_GOAL_.
Return, without pictures, the lines from the start of the data through the one that contains "88.66], nice=False, zero=False)".

-- start INFORMATION PROVIDED --

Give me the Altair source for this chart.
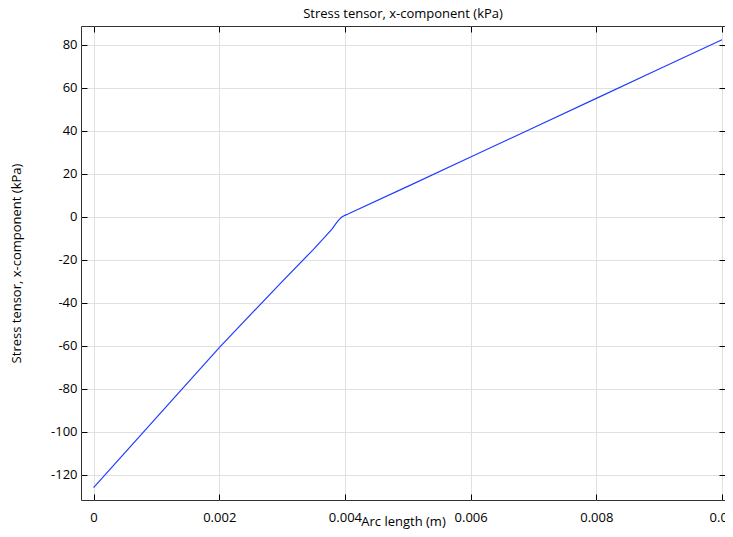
import altair as alt
import pandas as pd

# Arc length (m) and stress tensor x-component (kPa)
arc_length = [0.0, 0.001, 0.002, 0.003, 0.0035, 0.0037, 0.0038, 0.00385, 0.0039,
              0.00395, 0.004, 0.00405, 0.0041, 0.005, 0.006, 0.007, 0.008, 0.009, 0.01]
stress_x = [-126.0, -93.5, -60.9, -30.2, -15.2, -8.8, -5.6, -3.5, -1.6,
            -0.2, 0.6, 1.2, 1.9, 14.05, 27.7, 41.35, 55.0, 68.65, 82.3]

x_ticks = [0, 0.002, 0.004, 0.006, 0.008, 0.01]
y_ticks = [-120, -100, -80, -60, -40, -20, 0, 20, 40, 60, 80]

df = pd.DataFrame({"arc": arc_length, "sx": stress_x})

FONT = "Open Sans"
x_scale = alt.Scale(domain=[-0.0002, 0.010048], nice=False, zero=False)
y_scale = alt.Scale(domain=[-131.8, 88.66], nice=False, zero=False)

common_axis = dict(
    domain=False, tickSize=6, offset=-6, tickColor="#000000", tickWidth=1,
    labelFont=FONT, labelFontSize=13, labelColor="#000000",
    titleFont=FONT, titleFontSize=13, titleFontWeight="normal", titleColor="#000000",
    gridColor="#e0e0e0", gridWidth=1,
)

line = alt.Chart(df).mark_line(color="#1f3dff", strokeWidth=1.2).encode(
    x=alt.X("arc:Q", scale=x_scale,
            axis=alt.Axis(orient="bottom", values=x_ticks, format="~g", grid=True,
                          title="Arc length (m)", labelPadding=11,
                          titleBaseline="alphabetic", titleY=31,
                          labelFlush=False, **common_axis)),
    y=alt.Y("sx:Q", scale=y_scale,
            axis=alt.Axis(orient="left", values=y_ticks, labelExpr="toString(datum.value)",
                          grid=True, title="Stress tensor, x-component (kPa)",
                          labelPadding=4, titlePadding=27, labelFlush=False, **common_axis)),
)

frame = alt.Chart(df).mark_line(opacity=0).encode(
    x=alt.X("arc:Q", scale=x_scale,
            axis=alt.Axis(orient="top", values=x_ticks, labels=False, grid=False,
                          title=None, **common_axis)),
    y=alt.Y("sx:Q", scale=y_scale,
            axis=alt.Axis(orient="right", values=y_ticks, labels=False, grid=False,
                          title=None, **common_axis)),
)

chart = alt.layer(line, frame).resolve_axis(x="independent", y="independent").properties(
    width=644, height=474,
    title=alt.TitleParams("Stress tensor, x-component (kPa)", font=FONT, fontSize=13,
                          fontWeight="normal", color="#000000", anchor="middle", offset=5),
    autosize=alt.AutoSizeParams(type="none"),
    padding={"left": 73, "top": 18, "right": 0, "bottom": 29},
    background="#ffffff",
).configure_view(stroke="#333333", strokeWidth=1)

chart.save("out.html", embed_options={"renderer": "svg", "actions": False})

-- end INFORMATION PROVIDED --

_SOLUTION_.
Give me the Altair source for this chart.
import altair as alt
import pandas as pd

# Arc length (m) and stress tensor x-component (kPa)
arc_length = [0.0, 0.001, 0.002, 0.003, 0.0035, 0.0037, 0.0038, 0.00385, 0.0039,
              0.00395, 0.004, 0.00405, 0.0041, 0.005, 0.006, 0.007, 0.008, 0.009, 0.01]
stress_x = [-126.0, -93.5, -60.9, -30.2, -15.2, -8.8, -5.6, -3.5, -1.6,
            -0.2, 0.6, 1.2, 1.9, 14.05, 27.7, 41.35, 55.0, 68.65, 82.3]

x_ticks = [0, 0.002, 0.004, 0.006, 0.008, 0.01]
y_ticks = [-120, -100, -80, -60, -40, -20, 0, 20, 40, 60, 80]

df = pd.DataFrame({"arc": arc_length, "sx": stress_x})

FONT = "Open Sans"
x_scale = alt.Scale(domain=[-0.0002, 0.010048], nice=False, zero=False)
y_scale = alt.Scale(domain=[-131.8, 88.66], nice=False, zero=False)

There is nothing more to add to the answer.